Pro-Palestinian Valedictorian Continues to Speak Out After USC Canceled Her Graduation Speech

“I challenge us to respond to ideological discomfort with dialogue and learning, not bigotry and censorship,” Asna Tabassum said after USC said they were concerned about "maintaining campus safety."

Politics
Pro-Palestinian Valedictorian Continues to Speak Out After USC Canceled Her Graduation Speech

On Monday, the University of Southern California announced that this year’s May 10 commencement ceremony would go without its usual three to five-minute valedictorian speech in the name of “maintaining campus safety and security.” Except, there doesn’t seem to be any reported or specific safety threats to the ceremony or the campus—it was seemingly called off because their valedictorian is vocal about the fact that she doesn’t support genocide.

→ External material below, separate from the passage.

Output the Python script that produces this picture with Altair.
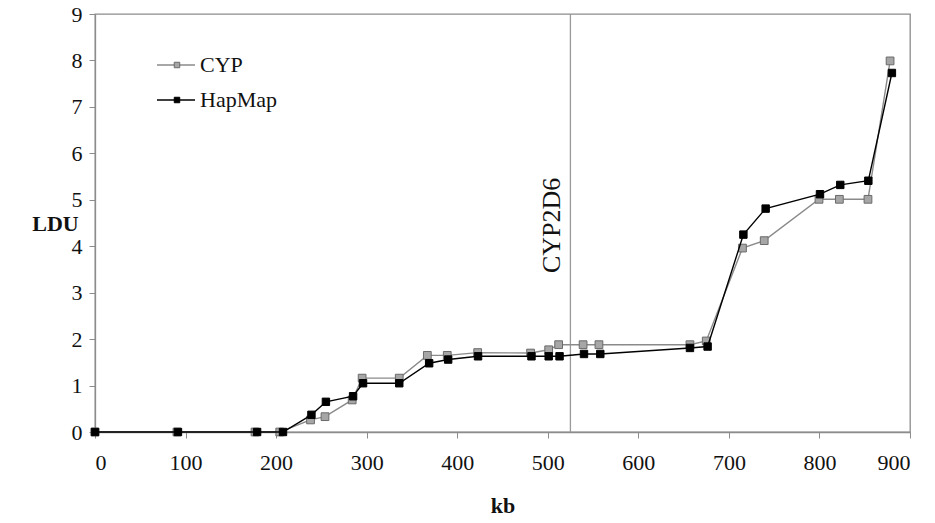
import altair as alt
import pandas as pd

# LDU map positions (kb) and cumulative LDU values for the two marker sets
kb_cyp = [0, 90.5, 176.7, 204, 238, 254, 284, 295, 336, 367, 389, 422.6, 481, 501,
          512, 539, 556.5, 657, 675, 715, 739, 799.5, 822, 853.6, 878]
ldu_cyp = [0, 0, 0, 0, 0.26, 0.33, 0.69, 1.16, 1.16, 1.65, 1.65, 1.71, 1.70, 1.77,
           1.88, 1.88, 1.88, 1.88, 1.96, 3.96, 4.12, 5.01, 5.01, 5.01, 7.99]

kb_hap = [0, 91.6, 179, 207.6, 239, 255, 285, 296, 336, 369, 390, 423, 482, 501,
          513, 540, 558, 657, 676.5, 716, 740.6, 800.6, 823, 854, 880]
ldu_hap = [0, 0, 0, 0, 0.37, 0.65, 0.77, 1.05, 1.05, 1.48, 1.56, 1.63, 1.63, 1.63,
           1.63, 1.68, 1.68, 1.81, 1.84, 4.25, 4.81, 5.12, 5.32, 5.41, 7.73]

gene_name = "CYP2D6"
gene_kb = 525
gene_label_ldu = 4.45

x_ticks = list(range(0, 901, 100))
y_ticks = list(range(0, 10))

FONT = "Liberation Serif"

cyp = pd.DataFrame({"kb": kb_cyp, "LDU": ldu_cyp})
hap = pd.DataFrame({"kb": kb_hap, "LDU": ldu_hap})

x_enc = alt.X(
    "kb:Q",
    title="kb",
    scale=alt.Scale(domain=[0, 900], nice=False, zero=False),
    axis=alt.Axis(values=x_ticks, format="d", titleY=73, titleBaseline="middle",
                  labelPadding=14),
)
y_enc = alt.Y(
    "LDU:Q",
    title="LDU",
    scale=alt.Scale(domain=[0, 9], nice=False),
    axis=alt.Axis(values=y_ticks, format="d", titleAngle=0, titleX=-40, titleY=209,
                  titleAlign="center", titleBaseline="middle", labelPadding=7),
)


def series(df, line_color, fill, stroke, size):
    line = alt.Chart(df).mark_line(color=line_color, strokeWidth=1.4).encode(x=x_enc, y=y_enc)
    pts = alt.Chart(df).mark_point(
        shape="square", filled=True, fill=fill, stroke=stroke, strokeWidth=1,
        size=size, opacity=1,
    ).encode(x="kb:Q", y="LDU:Q")
    return line + pts


cyp_layer = series(cyp, "#8a8a8a", "#a6a6a6", "#6a6a6a", 60)
hap_layer = series(hap, "#000000", "#000000", "#000000", 55)

# Vertical marker for the gene position and its rotated label
gene_rule = alt.Chart(pd.DataFrame({"kb": [gene_kb]})).mark_rule(
    color="#9a9a9a", strokeWidth=1.3
).encode(x="kb:Q")
gene_text = alt.Chart(pd.DataFrame({"kb": [gene_kb], "LDU": [gene_label_ldu], "t": [gene_name]})).mark_text(
    angle=270, font=FONT, fontSize=26, align="center", baseline="middle", dy=-18, color="#111"
).encode(x="kb:Q", y="LDU:Q", text="t:N")

# Legend drawn in the upper-left corner of the plot area
legend_rows = [("CYP", 51, "#8a8a8a", "#a6a6a6", "#6a6a6a"), ("HapMap", 86, "#000000", "#000000", "#000000")]
legend_layers = []
for name, ypos, lc, fc, sc in legend_rows:
    d = pd.DataFrame({"t": [name]})
    legend_layers.append(
        alt.Chart(d).mark_rule(color=lc, strokeWidth=1.4).encode(
            x=alt.value(62), x2=alt.value(100), y=alt.value(ypos))
    )
    legend_layers.append(
        alt.Chart(d).mark_point(shape="square", filled=True, fill=fc, stroke=sc,
                                strokeWidth=1, size=30, opacity=1).encode(
            x=alt.value(82), y=alt.value(ypos))
    )
    legend_layers.append(
        alt.Chart(d).mark_text(font=FONT, fontSize=22, align="left", baseline="middle",
                               color="#111").encode(
            x=alt.value(105), y=alt.value(ypos), text="t:N")
    )

chart = alt.layer(
    gene_rule, cyp_layer, hap_layer, gene_text, *legend_layers
).properties(
    width=815,
    height=418,
    padding={"left": 95, "top": 14, "right": 25, "bottom": 91},
    autosize=alt.AutoSizeParams(type="none"),
    background="white",
).configure_view(
    stroke="#8c8c8c", strokeWidth=1.3
).configure_axis(
    grid=False,
    domainColor="#8c8c8c",
    domainWidth=1.3,
    tickColor="#8c8c8c",
    tickSize=6,
    labelFont=FONT,
    labelFontSize=22,
    labelColor="#111",
    titleFont=FONT,
    titleFontSize=22,
    titleFontWeight="bold",
    titleColor="#111",
)

chart.save("out.html", embed_options={"renderer": "svg", "actions": False})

Asna Tabassum, the valedictorian of USC’s spring graduating class, told the Los Angeles Times on Tuesday that she was informed she couldn’t address her peers due to recent online attacks that claim she’s antisemitic. Tabassum, a South Asian-American Muslim biomedical engineering major who was chosen as Valedictorian by a committee from almost 100 applicants, has a link in her Instagram bio to a website called “Free Palestine Carrd.” However, Tabassum didn’t write the post and, according to the Guardian, the link has been in her bio for the last five years.

According to the Times, a number of pro-Israel groups pointed to the site as evidence she was anti-semitic and demanded the university forbid her from making the speech. Among these groups is Trojans for Israel, who said the website’s rhetoric “must be denounced as antisemitic bigotry.” The site is basically just a number of links you can click to “learn about what’s happening in Palestine.” But people specifically seem upset about a slide on the site that calls for the abolition of the state of Israel.

“The abolishment of the state of Israel, I’d like to clarify, is the abolishment of an apartheid system,” Tabassum told CNN’s Abby D. Phillip when asked about that specific sentence. “It inherently is a system that subjugates Palestinians as dehumanized and it subjugates Palestinian life as not worth the same as other human life.” She added that simply answering yes or no would be “an injustice to the issue” and that the issues are all “worth discussion.”

Tabassum told the Times that she’s not antisemitic, she’s just against the ongoing genocide in Palestine that’s killed more than 33,000 people and left 2 million Gazans in near-famine conditions. “The university has betrayed me and caved into a campaign of hatred,” she said about the school’s response to the online accusations.

She further claimed that the university didn’t share its specific security concerns, nor did it offer her another method of participating in the ceremony.

As for the university’s defense, Provost Andrew Guzman claimed in a statement that the social media discussion around Tabassum had taken on “an alarming tenor.”

Unfortunately, over the past several days, discussion relating to the selection of our valedictorian has taken on an alarming tenor. The intensity of feelings, fueled by both social media and the ongoing conflict in the Middle East, has grown to include many voices outside of USC and has escalated to the point of creating substantial risks relating to security and disruption at commencement. We cannot ignore the fact that similar risks have led to harassment and even violence at other campuses.

“While this is disappointing, tradition must give way to safety,” the statement continued. “The issue here is how best to maintain campus security and safety, period.”

When the Times asked USC for comment, Joel Curran, the university’s senior vice president of communications, said the “final decision” was with President Carol Folt. Folt, the outlet noted, wasn’t available for an interview.

“It’s no longer about free speech. It’s no longer about me. It is about when the university silences me, they are silencing all these people,” Tabassum told the Times. “When you silence us, you make us louder. You make louder the aims of imparting hope and commitment to human rights and the responsibilities of graduates to use our education…to make the world a better place.”

In her own statement, Tabassum wrote: “As your class Valedictorian, I implore my USC classmates to think outside the box—to work towards a world where cries for equality and human dignity are not manipulated to be expressions of hatred. I challenge us to respond to ideological discomfort with dialogue and learning, not bigotry and censorship. And I urge us to see past our deepest fears and recognize the need to support justice for all people, including the Palestinian people.”

She has yet to say whether or not she will still attend the ceremony.